I did it! I finished this mammoth by the end of the year.
This is an extensive, comprehensive, and dynamic biography of Karl Barth. Tietz takes the reader on a tour through his theological career, his works, his role in the anti-Nazi Confessing Church, his politics, and his fraught love-triangle, affair with Charlotte von Kirschbaum and his wife Nelly. As you can tell from that last item, Tietz presents Barth as he is in all his humanity and complexity.
The best part of this book is Tietz's thorough summaries of Barth's two most important works: Epistle to the Romans and Church Dogmatics. Especially with the latter, this is so helpful because the massive, multi-volume, Church Dogmatics (which earned the nickname, the "White Whale"), "is not an easy read. Paraphrasing a popular saying by Mark Twain, an American theologian once commented that a sentence from Barth was 'like a dog that jumps into the Atlantic Ocean, swims all the way across to the other side, and climbs out at the end with a verb in its mouth!'" So as much of a completionist as I am, I will probably never read Church Dogmatics. That is why I appreciate the chapter "White Whale" in this book that cracks open the shocking theological claims within it in an accessible way. How about two nuggets from that?
1. God, in is Trinitarian nature, is a "'relationally rich being.' Therefore God does not need human beings to be able to exist in fellowship." Because an all sufficient love and fellowship exists between the members of the Trinity, God shares himself with us, not out of need, but out of His overflowing loving nature. Simply, He chooses to share Himself with us. "'God is' means 'God loves.'"
God's seeming need for us is something I've always wrestled with. Rabbi Abraham Joshua Heschel famously stated often that "God is in need of man." By this he meant, it is through humans that God wills to work redemption. So Heschel is not wrong, but what Barth presents here makes me revere God all the more!
2. Barth spends most of his multi-volume opus expounding how God reveals himself through Christ, the Word, and the Church, but notably, in his penultimate volume (IV/3) he concedes that God can reveal Himself through other means outside of these. Real light may shine through prophets outside the Church (wasn't this the case with many of Israel's prophets outside the religious institution?) and "parables of the Kingdom" may be found elsewhere. "Not all revelations outside the Bible and church must a priori be considered false, and outside of what is Christian there are-as Barth now acknowledges-words of highest wisdom." As someone interested in the many spiritual traditions outside of the one I am committed to and frustrated with the narrow mindset that pursuing learning in any other tradition is forbidden/foolish, this is refreshing and surprising coming from Barth, a foremost evangelical voice.
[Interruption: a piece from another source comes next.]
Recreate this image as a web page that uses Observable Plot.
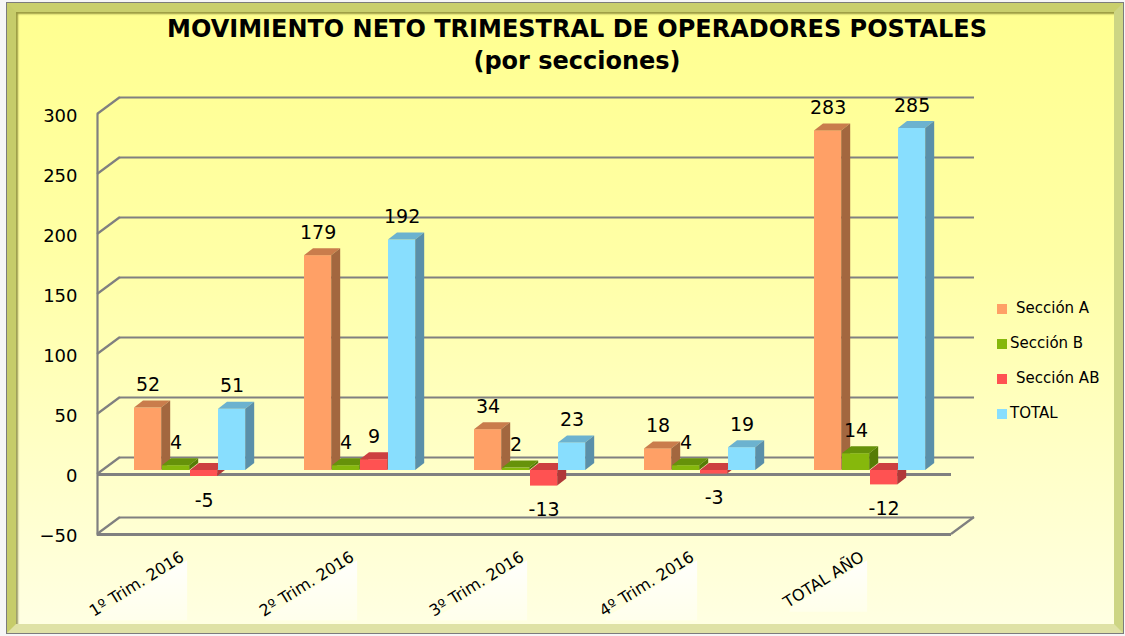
<!DOCTYPE html>
<html><head><meta charset="utf-8">
<script src="https://cdn.jsdelivr.net/npm/d3@7"></script>
<script src="https://cdn.jsdelivr.net/npm/@observablehq/plot@0.6"></script>
<style>
body{margin:0;background:#fff;}
#wrap{position:relative;width:1125px;height:636px;overflow:hidden;font-family:"DejaVu Sans",Verdana,sans-serif;background:#f6f6f6;}
#frame{position:absolute;left:6px;top:2px;width:1118px;height:632px;box-sizing:border-box;border:1px solid #7c7c7c;}
#inner{position:absolute;inset:0;border:9px solid;border-color:#c9cf6c #cdd584 #dfe2a6 #c6cc6a;background:linear-gradient(#ffff90 0%,#ffffa6 40%,#ffffe2 100%);box-shadow:inset 2px 2px 2px rgba(70,70,0,.55);}
#title{position:absolute;left:0;width:1154px;top:13px;text-align:center;font-weight:bold;font-size:24px;line-height:32px;color:#000;}
#chart{position:absolute;left:0;top:0;}
.leg{position:absolute;font-size:15px;color:#000;}
.sw{position:absolute;width:10px;height:10px;}
</style></head>
<body>
<div id="wrap">
  <div id="frame"><div id="inner"></div></div>
  <div id="chart"></div>
  <div id="title">MOVIMIENTO NETO TRIMESTRAL DE OPERADORES POSTALES<br>(por secciones)</div>
  <div id="legend"></div>
</div>
<script>
const categories = ["1º Trim. 2016", "2º Trim. 2016", "3º Trim. 2016", "4º Trim. 2016", "TOTAL AÑO"];
const series = ["Sección A", "Sección B", "Sección AB", "TOTAL"];
const seccionA = [52, 179, 34, 18, 283];
const seccionB = [4, 4, 2, 4, 14];
const seccionAB = [-5, 9, -13, -3, -12];
const total = [51, 192, 23, 19, 285];
const yTicks = [-50, 0, 50, 100, 150, 200, 250, 300];

const frontColors = ["#ffa066", "#86b80c", "#ff5252", "#88defe"];
const topColors = ["#c97c4c", "#66920a", "#cc4040", "#6cb2cf"];
const sideColors = ["#a3673f", "#557c06", "#b13838", "#5a8fa9"];
const GRID = "#808080";
const FONT = "'DejaVu Sans', Verdana, sans-serif";

const values = [seccionA, seccionB, seccionAB, total];
const data = [];
series.forEach((s, si) => categories.forEach((c, ci) => data.push({cat: c, series: s, si, value: values[si][ci]})));

const W = 1125, H = 636, ML = 97, MR = 174, MT = 114, MB = 102;
const STEP = (W - ML - MR) / categories.length;
const DX = 23, DY = 17;     // wall depth
const BDX = 9, BDY = 7;     // bar depth
const BW = 28, OFF = 35, BAR_DY = -4;
const XL_ROT = -32, XL_SIZE = 16, XL_DX = -2, XL_DY = 21;

function diagonals(ticks, side) {
  return Plot.ruleY(ticks, {
    y: d => d,
    render(index, scales, vals, dims) {
      const g = d3.create("svg:g").attr("stroke", GRID).attr("stroke-width", 2.2);
      const x0 = side === "left" ? dims.marginLeft : dims.width - dims.marginRight;
      for (const i of index) {
        g.append("line").attr("x1", x0).attr("y1", vals.y[i]).attr("x2", x0 + DX).attr("y2", vals.y[i] - DY);
      }
      return g.node();
    }
  });
}

function bars3d(si) {
  const rows = data.filter(d => d.si === si);
  return Plot.barY(rows, {
    x: "cat", y1: 0, y2: "value",
    fill: frontColors[si],
    insetLeft: OFF + BW * si,
    insetRight: STEP - OFF - BW * (si + 1),
    dy: BAR_DY,
    render(index, scales, vals, dims, ctx, next) {
      const g = next(index, scales, vals, dims, ctx);
      const rects = Array.from(g.querySelectorAll("rect"));
      for (const r of rects) {
        const x = +r.getAttribute("x"), y = +r.getAttribute("y");
        const w = +r.getAttribute("width"), h = +r.getAttribute("height");
        d3.select(g).append("polygon")
          .attr("points", [[x, y], [x + w, y], [x + w + BDX, y - BDY], [x + BDX, y - BDY]].join(" "))
          .attr("fill", topColors[si]);
        d3.select(g).append("polygon")
          .attr("points", [[x + w, y], [x + w + BDX, y - BDY], [x + w + BDX, y + h - BDY], [x + w, y + h]].join(" "))
          .attr("fill", sideColors[si]);
      }
      return g;
    }
  });
}

function labels(si) {
  const rows = data.filter(d => d.si === si);
  const dx = OFF + BW * si + BW / 2 - STEP / 2;
  return [
    Plot.text(rows, {filter: d => d.value >= 0, x: "cat", y: "value", text: d => String(d.value), dx, dy: BAR_DY - 23, fontSize: 19, fill: "#000"}),
    Plot.text(rows, {filter: d => d.value < 0, x: "cat", y: "value", text: d => String(d.value), dx, dy: BAR_DY + 24, fontSize: 19, fill: "#000"})
  ];
}

// pale highlight under each rotated category label
const measureCtx = document.createElement("canvas").getContext("2d");
measureCtx.font = `${XL_SIZE}px 'DejaVu Sans'`;
function labelHighlights() {
  return Plot.dot(categories, {
    x: d => d, frameAnchor: "bottom",
    render(index, scales, vals, dims) {
      const g = d3.create("svg:g");
      const defs = g.append("defs");
      const grad = defs.append("linearGradient").attr("id", "hl").attr("x1", 0).attr("y1", 0).attr("x2", 0).attr("y2", 1);
      grad.append("stop").attr("offset", "0%").attr("stop-color", "#fff").attr("stop-opacity", 0.95);
      grad.append("stop").attr("offset", "100%").attr("stop-color", "#fff").attr("stop-opacity", 0.35);
      const a = -XL_ROT * Math.PI / 180;
      const y0 = dims.height - dims.marginBottom;
      for (const i of index) {
        const cx = vals.x[i] + STEP / 2;
        const L = measureCtx.measureText(categories[i]).width;
        const ex = cx + XL_DX + 0.32 * XL_SIZE * Math.sin(a) + 2;
        const ey = y0 + XL_DY + 0.32 * XL_SIZE * Math.cos(a) + 1;
        const sx = ex - L * Math.cos(a), sy = ey + L * Math.sin(a);
        g.append("polygon")
          .attr("points", [[sx, sy], [ex, ey], [ex, sy + 3], [sx, sy + 3]].join(" "))
          .attr("fill", "url(#hl)");
      }
      return g.node();
    }
  });
}

const chart = Plot.plot({
  width: W, height: H,
  marginLeft: ML, marginRight: MR, marginTop: MT, marginBottom: MB,
  style: {background: "transparent", fontFamily: FONT, color: "#000", overflow: "visible"},
  x: {domain: categories, padding: 0, axis: null},
  y: {domain: [yTicks[0], yTicks[yTicks.length - 1]], axis: null},
  marks: [
    Plot.ruleY(yTicks, {y: d => d, dx: DX, dy: -DY, stroke: GRID, strokeWidth: 2.2}),
    diagonals(yTicks, "left"),
    diagonals([yTicks[0]], "right"),
    Plot.ruleY([0, yTicks[0]], {y: d => d, stroke: GRID, strokeWidth: 3}),
    Plot.frame({anchor: "left", stroke: GRID, strokeWidth: 2.2}),
    ...series.map((s, si) => bars3d(si)),
    ...series.flatMap((s, si) => labels(si)),
    Plot.axisY({ticks: yTicks, tickSize: 0, tickPadding: 20, fontSize: 18, dy: 2, label: null}),
    labelHighlights(),
    Plot.text(categories, {x: d => d, text: d => d, frameAnchor: "bottom", rotate: XL_ROT, textAnchor: "end", lineAnchor: "middle", fontSize: XL_SIZE, dx: XL_DX, dy: XL_DY, fill: "#000"})
  ]
});
document.getElementById("chart").appendChild(chart);

const legendY = [309, 344, 379, 414];
const legendTextX = [1016, 1010, 1016, 1010];
const leg = document.getElementById("legend");
series.forEach((s, si) => {
  const sw = document.createElement("div");
  sw.className = "sw";
  sw.style.left = "997px"; sw.style.top = (legendY[si] - 5) + "px";
  sw.style.background = frontColors[si];
  leg.appendChild(sw);
  const t = document.createElement("div");
  t.className = "leg";
  t.textContent = s;
  t.style.left = legendTextX[si] + "px"; t.style.top = (legendY[si] - 10) + "px";
  leg.appendChild(t);
});
</script>
</body></html>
This frees us up to discover the truth as it may be expressed in art, music, literature, cultural traditions, and the like. While we are on surprising statements from Barth, how about this too: regarding the question of universal salvation, he said there was "no good reason why we should not be open to the possibility" and "I do not teach [universal reconciliation], but I also do not not teach it." Anyway, of course the caveat on this outside-revelation is "such words encountered outside the church aren only true when they do not stand in opposition with the Christian message, that is, when they do not say something other than Jesus Christ."
When I finally reached the line "Karl Barth died in the following night, on December 10, 1968, in his sleep" I teared up a bit. That, to me, is the mark of a good biography: that by the end of the intimate journey the author has taken you on with its subject, you are brought to a sense of mourning for their loss. Towards the end, he said what I think any Christian might hope to say, "it appears to have pleased God that in our time he used me for his purposes, just as I was, and despite all the fatal things that can and will be said about me."
One final observation on final words: I've always heard the legend that Barth's final words summarizing his theology were "Jesus loves me this I know" and that never came up in the book. It may be a pleasant myth. Though he did say this in his final year, which is somewhat similar: "the last word that I...have to say, is not a concept like "grace" but its a name: Jesus Christ. He is grace."